I don’t even know what I’m feeling really. This is the first birthday in memory, maybe ever since childhood, that isn’t fraught in some way. The biggest stress in my life right now is upstairs neighbours who are occasionally noisy. Being nervous about my life’s dream coming to life; about being live on the radio. But I fantasized about that for years, thought longingly about it, did a crappy internship in Berlin at a jazz radio station just to be NEAR radio. And I transfer my stress onto things that should bring me joy. This is my greatest stress right now, this joy that is in my lap. And when I look at it it’s easy to see that it’s fear of failing that is the real stress. Of course.
This year, my last year in my thirties, is about reaching goals. Or setting new ones. But leaving the past in the past. Enough years have been spent dragging those past hurts along with me, wearing them like some armour. I refuse to bring that weight into my next decade, into the next stage of my life.
I accept what has been for what it was, and I let it go. I accept what is, too, what is out of my control, and what I can control.

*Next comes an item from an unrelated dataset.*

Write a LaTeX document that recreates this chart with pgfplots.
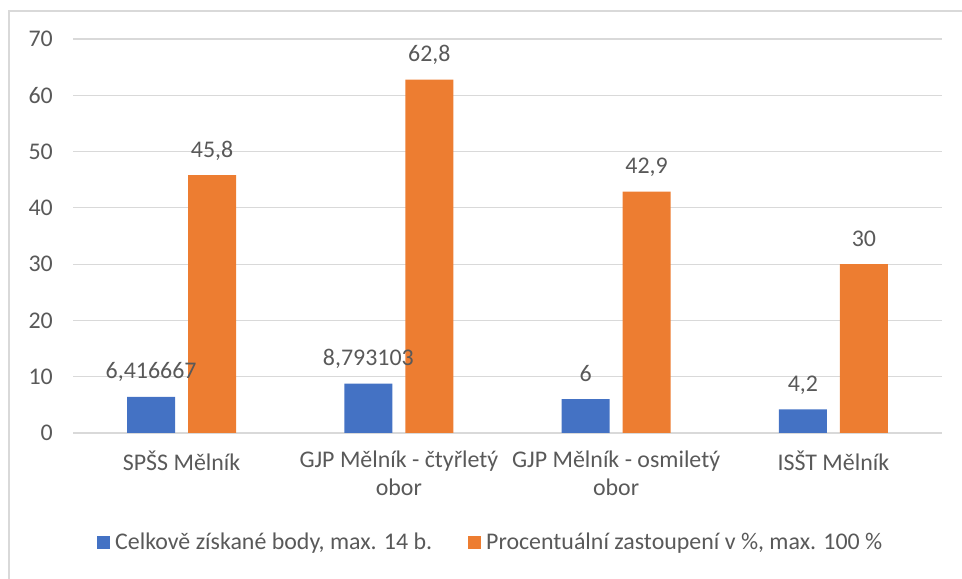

Most of all, I will no longer accept negativity in my life. Negative people who want to bring me down. Negative situations. And my own tendency to put a negative spin on things. I will no longer entertain things, people and thoughts that don’t serve me.
I have been in hiding my whole life. I now vow—or vow to try my hardest to—as I enter the final stretch toward my forties and “real” adulthood, to just be myself. Unapologetically, unflinchingly, relentlessly.